Andrew/Linus, could we start thinking of sticking this in -mm?

[ patches against 2.6.24-rc5-mm1, also to be found online at:
  http://programming.kicks-ass.net/kernel-patches/vm_deadlock/v2.6.24-rc5-mm1/ ]

The patch-set can be split in roughtly 5 parts, for each of which I shall give
a description.

  Part 1, patches 1-11

The problem with swap over network is the generic swap problem: needing memory
to free memory. Normally this is solved using mempools, as can be seen in the
BIO layer.

Swap over network has the problem that the network subsystem does not use fixed
sized allocations, but heavily relies on kmalloc(). This makes mempools

This first part provides a generic reserve framework.

Care is taken to only affect the slow paths - when we're low on memory.

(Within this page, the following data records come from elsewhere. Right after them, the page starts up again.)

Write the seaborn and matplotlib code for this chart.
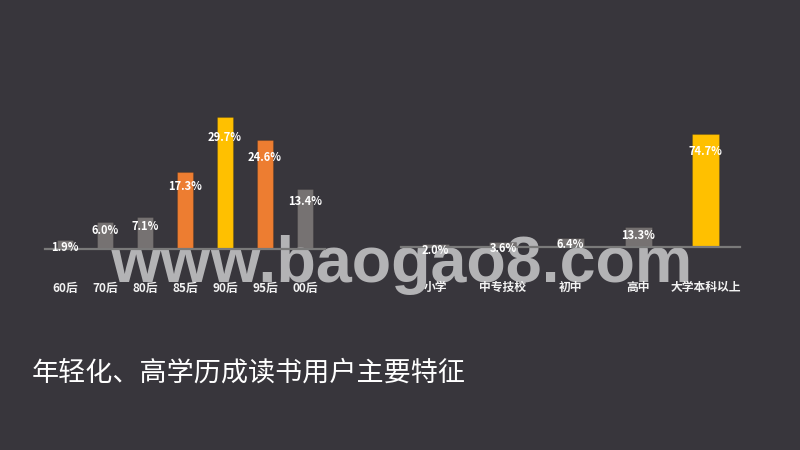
import matplotlib
matplotlib.use("Agg")
import matplotlib.pyplot as plt
import seaborn as sns
import pandas as pd

# ---- data ----
age_groups = ["60后", "70后", "80后", "85后", "90后", "95后", "00后"]
age_values = [1.9, 6.0, 7.1, 17.3, 29.7, 24.6, 13.4]
edu_groups = ["小学", "中专技校", "初中", "高中", "大学本科以上"]
edu_values = [2.0, 3.6, 6.4, 13.3, 74.7]
title_text = "年轻化、高学历成读书用户主要特征"
watermark_text = "www.baogao8.com"

BG = "#38363c"
GRAY = "#767272"
ORANGE = "#ED7D31"
YELLOW = "#FFC000"
age_colors = [GRAY, GRAY, GRAY, ORANGE, YELLOW, ORANGE, GRAY]
edu_colors = [GRAY, GRAY, GRAY, GRAY, YELLOW]

sns.set_theme(style="dark")
plt.rcParams["font.family"] = ["Noto Sans CJK SC", "DejaVu Sans"]

fig = plt.figure(figsize=(8, 4.5), dpi=100)
fig.patch.set_facecolor(BG)

ax1 = fig.add_axes([45 / 800, 201.3 / 450, 280 / 800, 146 / 450])
ax2 = fig.add_axes([401.5 / 800, 202.7 / 450, 338 / 800, 121.4 / 450])


def draw(ax, cats, vals, colors, ymax):
    df = pd.DataFrame({"cat": cats, "val": vals})
    sns.barplot(data=df, x="cat", y="val", hue="cat", palette=colors,
                legend=False, width=0.4, ax=ax, saturation=1,
                edgecolor="#00000022", linewidth=0.8)
    ax.set_facecolor("none")
    ax.set_xlim(-0.5, len(cats) - 0.5)
    ax.set_ylim(0, ymax)
    ax.set_xlabel("")
    ax.set_ylabel("")
    ax.set_yticks([])
    ax.grid(False)
    for s in ["top", "right", "left"]:
        ax.spines[s].set_visible(False)
    ax.spines["bottom"].set_visible(True)
    ax.spines["bottom"].set_color("#7a7a7a")
    ax.spines["bottom"].set_linewidth(1.6)
    ax.tick_params(axis="x", length=0, pad=24, labelsize=8.5, colors="#f2f2f2")
    for lab in ax.get_xticklabels():
        lab.set_fontweight("bold")
    ax.xaxis.set_zorder(5)
    for i, v in enumerate(vals):
        ax.annotate(f"{v:.1f}%", (i, 0.894 * v), xytext=(0, -4.3),
                    textcoords="offset points", ha="center", va="center",
                    fontsize=8, fontweight="bold", color="white", zorder=6)


draw(ax1, age_groups, age_values, age_colors, 33)
draw(ax2, edu_groups, edu_values, edu_colors, 80)

# watermark between bars and labels
ax1.text(110 / 800, (450 - 282) / 450, watermark_text, transform=fig.transFigure,
         fontsize=46.5, color="#b3b3b5", ha="left", va="baseline",
         family="Liberation Sans", fontweight="bold", clip_on=False, zorder=2)

fig.text(32 / 800, (450 - 373) / 450, title_text, fontsize=19.5, color="white",
         ha="left", va="center")

fig.savefig("out.png", dpi=100, facecolor=BG)
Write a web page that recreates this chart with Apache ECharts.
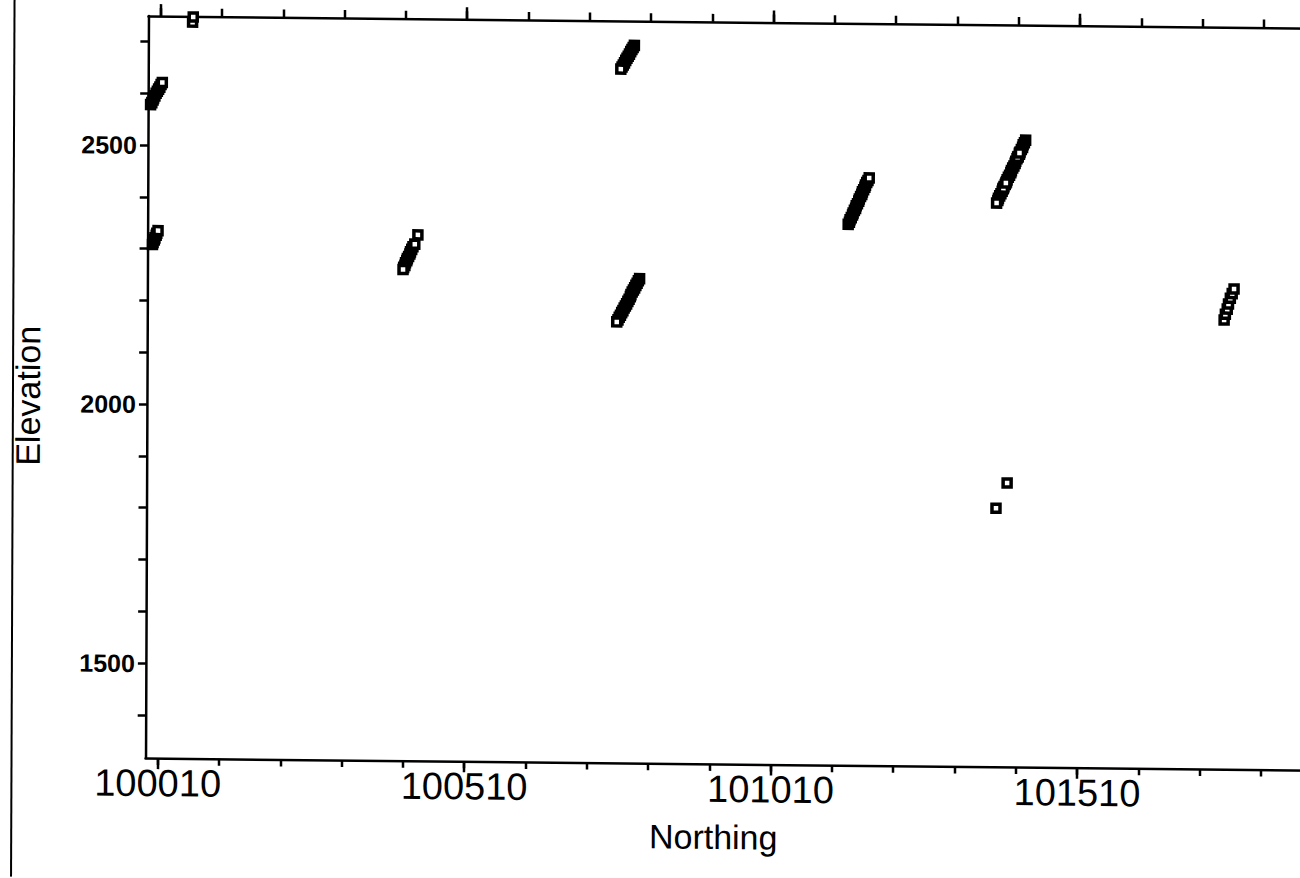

Caveats: it currently doesn't do SLOB.

 1 - mm: gfp_to_alloc_flags()
 2 - mm: tag reseve pages
 3 - mm: sl[au]b: add knowledge of reserve pages
 4 - mm: kmem_estimate_pages()
 5 - mm: allow PF_MEMALLOC from softirq context
 6 - mm: serialize access to min_free_kbytes
 7 - mm: emergency pool
 8 - mm: system wide ALLOC_NO_WATERMARK
 9 - mm: __GFP_MEMALLOC
10 - mm: memory reserve management
11 - selinux: tag avc cache alloc as non-critical

  Part 2, patches 12-14

Provide some generic network infrastructure needed later on.

12 - net: wrap sk->sk_backlog_rcv()
13 - net: packet split receive api
14 - net: sk_allocation() - concentrate socket related allocations

  Part 3, patches 15-21

Now that we have a generic memory reserve system, use it on the network stack.
The thing that makes this interesting is that, contrary to BIO, both the
transmit and receive path require memory allocations. 

That is, in the BIO layer write back completion is usually just an ISR flipping
a bit and waking stuff up. A network write back completion involved receiving
packets, which when there is no memory, is rather hard. And even when there is
memory there is no guarantee that the required packet comes in in the window
that that memory buys us.

The solution to this problem is found in the fact that network is to be assumed
lossy. Even now, when there is no memory to receive packets the network card
will have to discard packets. What we do is move this into the network stack.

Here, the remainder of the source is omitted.